-- BEGIN --

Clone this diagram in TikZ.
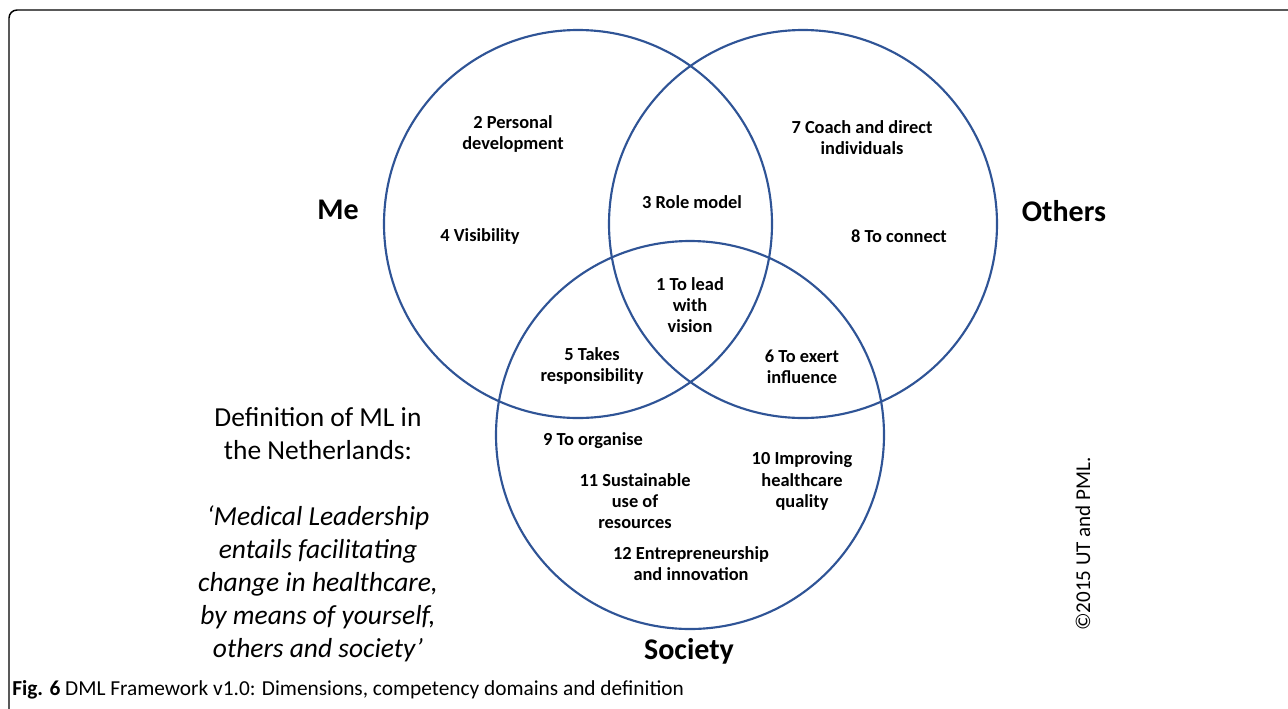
\documentclass[tikz,border=0pt]{standalone}
\usepackage{fontspec}
\setmainfont{Carlito}
\usepackage{tikz}
\usetikzlibrary{positioning}          % placement relatif
\definecolor{venn}{RGB}{47,84,150}
\tikzset{
  ring/.style={draw=venn, line width=1.6pt},
  comp/.style={font=\fontsize{13.8}{15.8}\selectfont\bfseries, align=center, inner sep=0pt},
  dim/.style={font=\fontsize{22.5}{27}\selectfont\bfseries, inner sep=0pt},
  deftext/.style={font=\fontsize{20.6}{24.8}\selectfont, align=center, inner sep=0pt}
}
\begin{document}
\begin{tikzpicture}[x=0.75pt,y=-0.75pt]
\useasboundingbox(0,0)rectangle(1288,708);
\draw[line width=1.1pt, rounded corners=6pt](9,720)--(9,10)--(1300,10);
\foreach \cx/\cy in {578/224,803/224,690/435}
\draw[ring](\cx,\cy)circle(194);
\node[dim](me) at (338,210){Me};
\node[dim](others) at (1064,211){Others};
\node[dim](society) at (689,651){Society};
\node[comp](lead) at (690,305){1 To lead\\with\\vision};
\node[comp](personal) at (513,134){2 Personal\\development};
\node[comp](role) at (692,202){3 Role model};
\node[comp](visib) at (480,236){4 Visibility};
\node[comp](takes) at (592,366){5 Takes\\responsibility};
\node[comp](exert) at (802,367){6 To exert\\influence};
\node[comp](coach) at (862,138){7 Coach and direct\\individuals};
\node[comp](connect) at (899,236){8 To connect};
\node[comp](organise) at (593,441){9 To organise};
\node[comp](quality) at (802,481){10 Improving\\healthcare\\quality};
\node[comp](sustain) at (635,501){11 Sustainable\\use of\\resources};
\node[comp](entre) at (691,564){12 Entrepreneurship\\and innovation};
\node[deftext](def) at (318,434){Definition of ML in\\the Netherlands:};
\node[deftext, font=\fontsize{20.6}{24.8}\selectfont\itshape](quote) at (318,584){‘Medical Leadership\\entails facilitating\\change in healthcare,\\by means of yourself,\\others and society’};
\node[rotate=90, font=\fontsize{15.8}{18}\selectfont, inner sep=0pt](copy) at (1083,544){©2015 UT and PML.};
\node[anchor=west, font=\fontsize{16}{19}\selectfont, inner sep=0pt](cap) at (12,690){\textbf{Fig. 6} DML Framework v1.0: Dimensions, competency domains and definition};
\end{tikzpicture}
\end{document}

-- END --

Problem requirements ▸
Images in the data above are to be skipped. Retype all other material exactly.

Output ▸
Clone this diagram in TikZ.
\documentclass[tikz,border=0pt]{standalone}
\usepackage{fontspec}
\setmainfont{Carlito}
\usepackage{tikz}
\usetikzlibrary{positioning}          % placement relatif
\definecolor{venn}{RGB}{47,84,150}
\tikzset{
  ring/.style={draw=venn, line width=1.6pt},
  comp/.style={font=\fontsize{13.8}{15.8}\selectfont\bfseries, align=center, inner sep=0pt},
  dim/.style={font=\fontsize{22.5}{27}\selectfont\bfseries, inner sep=0pt},
  deftext/.style={font=\fontsize{20.6}{24.8}\selectfont, align=center, inner sep=0pt}
}
\begin{document}
\begin{tikzpicture}[x=0.75pt,y=-0.75pt]
\useasboundingbox(0,0)rectangle(1288,708);
\draw[line width=1.1pt, rounded corners=6pt](9,720)--(9,10)--(1300,10);
\foreach \cx/\cy in {578/224,803/224,690/435}
\draw[ring](\cx,\cy)circle(194);
\node[dim](me) at (338,210){Me};
\node[dim](others) at (1064,211){Others};
\node[dim](society) at (689,651){Society};
\node[comp](lead) at (690,305){1 To lead\\with\\vision};
\node[comp](personal) at (513,134){2 Personal\\development};
\node[comp](role) at (692,202){3 Role model};
\node[comp](visib) at (480,236){4 Visibility};
\node[comp](takes) at (592,366){5 Takes\\responsibility};
\node[comp](exert) at (802,367){6 To exert\\influence};
\node[comp](coach) at (862,138){7 Coach and direct\\individuals};
\node[comp](connect) at (899,236){8 To connect};
\node[comp](organise) at (593,441){9 To organise};
\node[comp](quality) at (802,481){10 Improving\\healthcare\\quality};
\node[comp](sustain) at (635,501){11 Sustainable\\use of\\resources};
\node[comp](entre) at (691,564){12 Entrepreneurship\\and innovation};
\node[deftext](def) at (318,434){Definition of ML in\\the Netherlands:};
\node[deftext, font=\fontsize{20.6}{24.8}\selectfont\itshape](quote) at (318,584){‘Medical Leadership\\entails facilitating\\change in healthcare,\\by means of yourself,\\others and society’};
\node[rotate=90, font=\fontsize{15.8}{18}\selectfont, inner sep=0pt](copy) at (1083,544){©2015 UT and PML.};
\node[anchor=west, font=\fontsize{16}{19}\selectfont, inner sep=0pt](cap) at (12,690){\textbf{Fig. 6} DML Framework v1.0: Dimensions, competency domains and definition};
\end{tikzpicture}
\end{document}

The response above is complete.